Place the turkey strips horizontally across the oven racks such that they don’t touch each other. If the strips are moist, you need to soak the marinade using paper before placing them on the racks. It will be less cleaning for you.
Dehydrate the jerky for 2 hours.
Remove the jerky from the oven and let it cool before serving or storing.
Preparation Time: 30 minutes | Cooking Time: 9 hours | Ready in 9 hours and 30 minutes | Servings: 3
- 1 cup short-grain rice
- 2 cups chicken broth
- ½ cup white wine
- 1 cup diced mushrooms
- ½ medium onion, chopped
- 1 clove garlic, minced
- 3 tablespoons parmesan cheese
- 1 tablespoon olive oil
Place a deep pot over medium heat and add olive oil to it. Add the onions and garlic once the oil is heated and cook until they become translucent.
Boil the broth in a separate pot over medium heat.
Add the rice to the pot with onions and garlic and stir for 2 minutes.
Pour the wine over the onion and garlic and stir until it’s absorbed.
Add the mushrooms and the boiled broth, ½ cup at a time, to the pot. Let the liquid be absorbed before adding more and stir
Remove the pot from the heat and allow the risotto to cool down.
Once cooled, spread it out on dehydrator sheets.

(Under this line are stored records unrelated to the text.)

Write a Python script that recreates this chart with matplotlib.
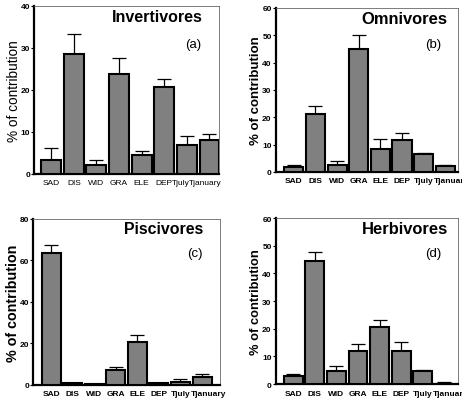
import numpy as np
import matplotlib
matplotlib.use("Agg")
import matplotlib.pyplot as plt
from matplotlib.transforms import ScaledTranslation

plt.rcParams['font.family'] = ['Liberation Sans', 'DejaVu Sans']

variables = ["SAD", "DIS", "WID", "GRA", "ELE", "DEP", "Tjuly", "Tjanuary"]

# mean contribution (%) and upper end of the error bar for each trophic group
invert_mean = [3.2, 28.6, 2.0, 23.7, 4.4, 20.6, 6.8, 8.0]
invert_top = [6.1, 33.2, 3.2, 27.7, 5.4, 22.7, 8.9, 9.4]
omni_mean = [1.9, 21.2, 2.5, 44.9, 8.3, 11.8, 6.6, 2.1]
omni_top = [2.4, 24.0, 4.1, 50.0, 11.9, 14.1, 7.0, 2.5]
pisci_mean = [63.8, 1.0, 0.5, 7.2, 20.6, 1.0, 1.2, 3.6]
pisci_top = [67.5, 1.0, 0.5, 8.7, 24.2, 1.0, 2.9, 5.1]
herb_mean = [2.9, 44.5, 4.6, 11.8, 20.8, 11.8, 4.7, 0.1]
herb_top = [3.5, 47.7, 6.6, 14.4, 23.3, 15.3, 5.1, 0.7]

panels = [
    dict(title="Invertivores", tag="(a)", mean=invert_mean, top=invert_top, ymax=40, ystep=10,
         rect=[0.074, 0.565, 0.400, 0.418], xlim=(-0.75, 7.42), bold=False, ylsize=9.8,
         tsize=11.5, tpos=(0.914, 0.935), apos=(0.86, 0.775)),
    dict(title="Omnivores", tag="(b)", mean=omni_mean, top=omni_top, ymax=60, ystep=10,
         rect=[0.597, 0.570, 0.395, 0.408], xlim=(-0.83, 7.6), bold=True, ylsize=9.5,
         tsize=11.9, tpos=(0.94, 0.933), apos=(0.86, 0.78)),
    dict(title="Piscivores", tag="(c)", mean=pisci_mean, top=pisci_top, ymax=80, ystep=20,
         rect=[0.072, 0.040, 0.404, 0.413], xlim=(-0.83, 7.83), bold=True, ylsize=10.3,
         tsize=11.4, tpos=(0.91, 0.94), apos=(0.866, 0.795)),
    dict(title="Herbivores", tag="(d)", mean=herb_mean, top=herb_top, ymax=60, ystep=10,
         rect=[0.597, 0.042, 0.395, 0.413], xlim=(-0.81, 7.65), bold=True, ylsize=9.3,
         tsize=11.9, tpos=(0.945, 0.94), apos=(0.863, 0.79)),
]

fig = plt.figure(figsize=(4.62, 4.02), dpi=100)


def nudge(label, ha, dx):
    label.set_ha(ha)
    label.set_transform(label.get_transform() + ScaledTranslation(dx, 0, fig.dpi_scale_trans))


for p in panels:
    ax = fig.add_axes(p["rect"])
    x = np.arange(len(variables))
    mean = np.array(p["mean"])
    err = np.array(p["top"]) - mean
    ax.bar(x, mean, width=0.88, color="#808080", edgecolor="black", linewidth=1.5, zorder=3)
    ax.errorbar(x, mean, yerr=[np.zeros_like(err), err], fmt="none", ecolor="black",
                elinewidth=0.9, capsize=5, capthick=0.9, zorder=2)
    ax.set_xlim(*p["xlim"])
    ax.set_ylim(0, p["ymax"])
    ax.set_yticks(np.arange(0, p["ymax"] + 1, p["ystep"]))
    ax.set_xticks(x)
    ax.tick_params(axis="x", length=0, pad=4)
    ax.tick_params(axis="y", length=2, width=0.8, pad=1)
    weight = "bold" if p["bold"] else "normal"
    ax.set_xticklabels(variables, fontsize=6.0, fontweight=weight)
    for lbl in ax.get_yticklabels():
        lbl.set_fontsize(6)
        lbl.set_fontweight("bold")

    # the two long labels at the end are nudged so they don't run into each other
    labels = ax.get_xticklabels()
    if p["bold"]:
        nudge(labels[7], "left", -0.11)
    else:
        nudge(labels[6], "right", 0.025)
        nudge(labels[7], "right", 0.12)

    ax.spines["left"].set_linewidth(1.6)
    ax.spines["bottom"].set_linewidth(1.6)
    for side in ("top", "right"):
        ax.spines[side].set_linewidth(0.6)
        ax.spines[side].set_color("#666666")
    ax.set_ylabel("% of contribution", fontsize=p["ylsize"], fontweight=weight, labelpad=0)
    ax.text(p["tpos"][0], p["tpos"][1], p["title"], transform=ax.transAxes, ha="right",
            va="center", fontsize=p["tsize"], fontweight="bold")
    ax.text(p["apos"][0], p["apos"][1], p["tag"], transform=ax.transAxes, ha="center",
            va="center", fontsize=9.5)

fig.savefig("out.png", dpi=100)
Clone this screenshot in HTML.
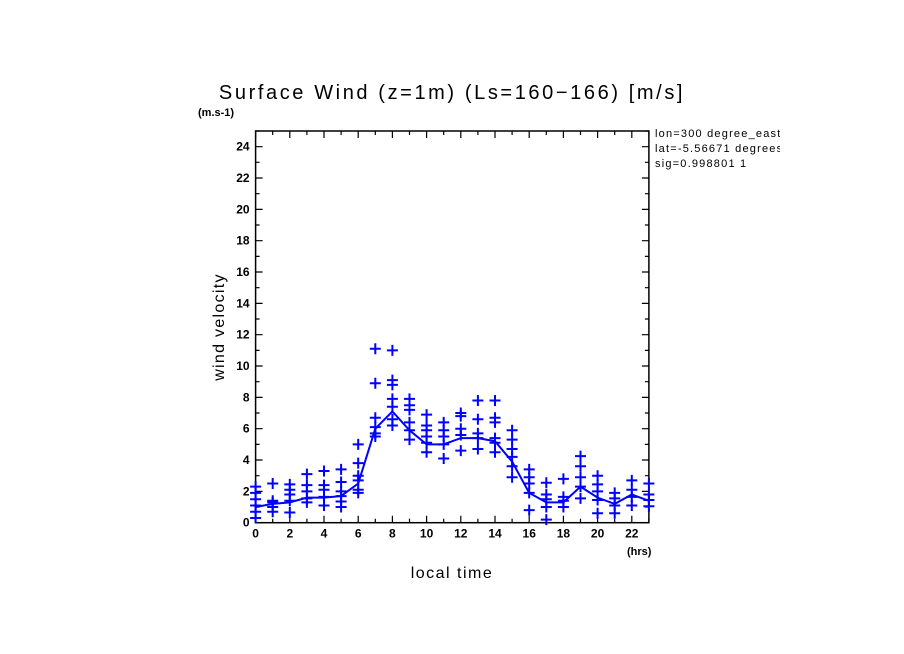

Dry for 3 hours and then separate any rice grains sticking to each other. Afterward, dry for another 4 hours and rub the risotto grains with your palms to separate them even more.
Dry for another hour before removing it and transferring it to packing containers. Pack the parmesan cheese in small plastic bags alongside the containers with risotto.
3. Banana chips
Preparation Time: 10 minutes | Cooking Time: 20 hours | Ready in 20 hours and 5 minutes | Servings: 1 cup
Cut the bananas into 1/8-inch-thick slices.
Prepare the dehydrator as per the owner’s instruction and line it with parchment paper.
Spread the banana slices on the parchment paper and dry them for 19-20 hours.
Let the chips cool before serving or storing.
Storing your dehydrated meals
Once you’ve dehydrated your preferred meals, it’s time to think about storage. One of the best ways to do it is to store the food in airtight containers with oxygen absorbers. I often use on a packet of absorbers pe nine ounces of food.
Another option is to use a vacuum sealer and seal the food in portions. You could seal a 4-potion meal and use it when needed. Storing precise quantities prevents you from opening containers that contain more than you can use. If you keep opening containers, you will contaminate the food and alter its shelf-life.
For a bug out bag, if you want to make ready meals, you can use Ziploc bags. Once you have the food in separate storage with oxygen absorbers, you will need to leave them in a dark, cool, and dry area. Make sure that you check your stock every few days or every few weeks to ensure that the O2 absorber doesn’t indicate that you have air leaks.
Eating dehydrated meals
One you want to eat the foods you’ve stored for a long period of time, you will want to add water to your dehydrated meals to make them “edible.” Use a 1:1 ratio and wait for about 4 hours before eating. This becomes necessary since adding water will rehydrate the foods and return them to their initial state.
No matter how you look at the emergency preparedness process, one of your main concerns will continue to be the need for food. This may not be your main priority, but you will need it sooner or later, depending on the disaster you have to face. Dehydrating food is a great way to store food and keep it for such times.